Retro Review: John Carpenter’s They Live (1988)

This article was published on the original Sorry I’m Late.com on 22/07/09.

They Live

An unemployed drifter on the move, George Nada (Piper) finds work labouring in an LA construction site as well as discovering some lodging at a local shantytown. Soon Nada discovers that a nearby church is a front for a mysterious rebel group which possess motives of unknown nature. When the shantytown and the rebel front is bombarded and destroyed by police, Nada finds something that the insurgent group was stockpiling – rad 80’s sunglasses. These sunglasses, however, hold much darker secrets – they allow the wearer the see the world as it truly is – full of subliminal advertising aimed at controlling humans, and all at the hand of aliens living among us! A paranoid Nada is now on an unstoppable path for answers: he’s here to kick ass and chew bubblegum, and unfortunately for the ghoul-like aliens, he’s all out of bubblegum.

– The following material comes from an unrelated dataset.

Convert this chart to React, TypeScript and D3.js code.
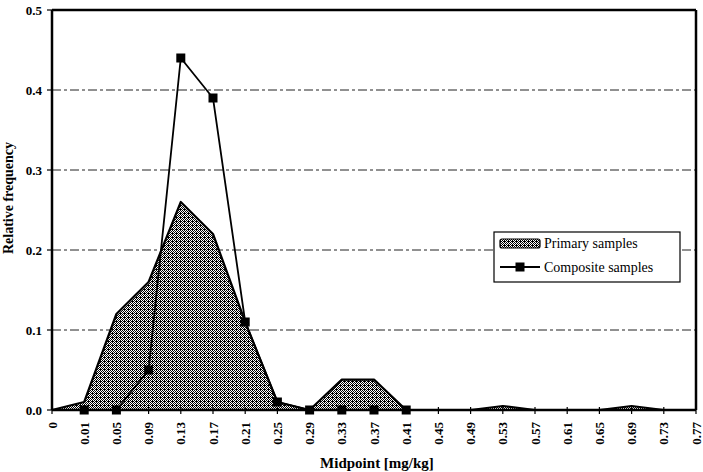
import React from "react";
import * as d3 from "d3";

const categories = ["0", "0.01", "0.05", "0.09", "0.13", "0.17", "0.21", "0.25", "0.29", "0.33", "0.37", "0.41", "0.45", "0.49", "0.53", "0.57", "0.61", "0.65", "0.69", "0.73", "0.77"];
const primary = [0, 0.01, 0.12, 0.16, 0.26, 0.22, 0.11, 0.01, 0, 0.038, 0.038, 0, 0, 0, 0.005, 0, 0, 0, 0.005, 0, 0];
const compositeCats = ["0.01", "0.05", "0.09", "0.13", "0.17", "0.21", "0.25", "0.29", "0.33", "0.37", "0.41"];
const composite = [0, 0, 0.05, 0.44, 0.39, 0.11, 0.01, 0, 0, 0, 0];
const yTicks = [0, 0.1, 0.2, 0.3, 0.4, 0.5];
const gridTicks = [0.1, 0.2, 0.3, 0.4];

const W = 703, H = 472;
const L = 52, R = 696, T = 10, B = 410;
const serif = "'Liberation Serif', 'Times New Roman', serif";

const stipple: [number, number][] = [[0, 0], [2, 0], [1, 1], [3, 1], [2, 2], [0, 2], [1, 3], [3, 3], [0, 1]];

export default function App() {
  const x = d3.scalePoint<string>().domain(categories).range([L, R]);
  const y = d3.scaleLinear().domain([0, 0.5]).range([B, T]);
  const areaGen = d3.area<number>().x((_, i) => x(categories[i])!).y0(y(0)).y1((d) => y(d));
  const lineTop = d3.line<number>().x((_, i) => x(categories[i])!).y((d) => y(d));
  const compLine = d3.line<number>().x((_, i) => x(compositeCats[i])!).y((d) => y(d));

  const legX = 494, legY = 232, legW = 186, legH = 50;

  return (
    <svg width={W} height={H} style={{ position: "absolute", left: 0, top: 0, background: "#fff" }}>
      <defs>
        <pattern id="stip" width={4} height={4} patternUnits="userSpaceOnUse">
          <rect width={4} height={4} fill="#fff" />
          {stipple.map(([a, b], i) => (
            <rect key={i} x={a} y={b} width={1} height={1} fill="#000" />
          ))}
        </pattern>
      </defs>
      <rect width={W} height={H} fill="#fff" />
      {gridTicks.map((t) => (
        <line key={t} x1={L} x2={R} y1={y(t)} y2={y(t)} stroke="#222" strokeWidth={1} strokeDasharray="9,3,3,3" />
      ))}
      <path d={areaGen(primary)!} fill="url(#stip)" stroke="none" />
      <path d={lineTop(primary)!} fill="none" stroke="#000" strokeWidth={2.2} strokeLinejoin="round" />
      <path d={compLine(composite)!} fill="none" stroke="#000" strokeWidth={1.8} />
      {composite.map((v, i) => (
        <rect key={i} x={x(compositeCats[i])! - 4.5} y={y(v) - 4.5} width={9} height={9} fill="#000" />
      ))}
      <line x1={L} x2={R} y1={T} y2={T} stroke="#000" strokeWidth={2.5} />
      <line x1={R} x2={R} y1={T} y2={B} stroke="#000" strokeWidth={2.5} />
      <line x1={L} x2={L} y1={T} y2={B} stroke="#000" strokeWidth={2.5} />
      <line x1={L} x2={R} y1={B} y2={B} stroke="#000" strokeWidth={2.5} />
      {categories.map((c) => (
        <line key={c} x1={x(c)} x2={x(c)} y1={B - 3} y2={B + 4} stroke="#000" strokeWidth={1.2} />
      ))}
      {yTicks.map((t) => (
        <g key={t}>
          <line x1={L - 5} x2={L} y1={y(t)} y2={y(t)} stroke="#000" strokeWidth={1.2} />
          <text x={42} y={y(t)} dy="0.35em" textAnchor="end" fontFamily={serif} fontWeight="bold" fontSize={13}>
            {t.toFixed(1)}
          </text>
        </g>
      ))}
      {categories.map((c) => (
        <text key={c} transform={`translate(${x(c)! + 4.5},${B + 12}) rotate(-90)`} textAnchor="end" fontFamily={serif} fontWeight="bold" fontSize={13}>
          {c}
        </text>
      ))}
      <text x={377} y={468} textAnchor="middle" fontFamily={serif} fontWeight="bold" fontSize={15}>
        Midpoint [mg/kg]
      </text>
      <text transform={`translate(13,198) rotate(-90)`} textAnchor="middle" fontFamily={serif} fontWeight="bold" fontSize={14}>
        Relative frequency
      </text>
      <rect x={legX} y={legY} width={legW} height={legH} fill="#fff" stroke="#000" strokeWidth={1.2} />
      <rect x={legX + 6} y={legY + 7} width={40} height={9} fill="url(#stip)" stroke="#000" strokeWidth={1.2} rx={2} />
      <text x={legX + 50} y={legY + 16} fontFamily={serif} fontSize={14}>Primary samples</text>
      <line x1={legX + 6} x2={legX + 46} y1={legY + 35} y2={legY + 35} stroke="#000" strokeWidth={1.8} />
      <rect x={legX + 21.5} y={legY + 30.5} width={9} height={9} fill="#000" />
      <text x={legX + 50} y={legY + 40} fontFamily={serif} fontSize={14}>Composite samples</text>
    </svg>
  );
}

No-one does 80’s style B-movie classics quite like John Carpenter. A Sorry I’m Late.com favourite, Carpenter here, as always, has a message to deliver – this one about corruption, commercialism and 80’s style excess. His throwbacks to 1950’s paranoia themed movies, such as Invasion of the Body Snatchers, are evident – even down to the out-and-out cheesy special effects (Go, flying saucer, go!). Sublimely slow paced and low-key, They Live is probably Carpenter’s most intelligently written observation of the times (still relevant, perhaps?), but don’t let that fool you – this movie has enough silly B-movie shenanigans to make a truly entertaining feature. What may said shenanigans be, you ask? Well…

– One liner’s? Hell yeah.

– Killer, low budget action set pieces? Umm, yup.

– Piper giving the finger to the aliens in one final act of defiance? It’s right here.

– And the final coup de grace of awesome, when Nada’s only ally (perennial bad-ass Keith David) won’t wear the sunglasses, what happens? A five and a half minute fistfight, that’s what. Awesome. Definitely a moment of filmic significance, even parodied on South Park’s Cripple Fight episode, blow for blow.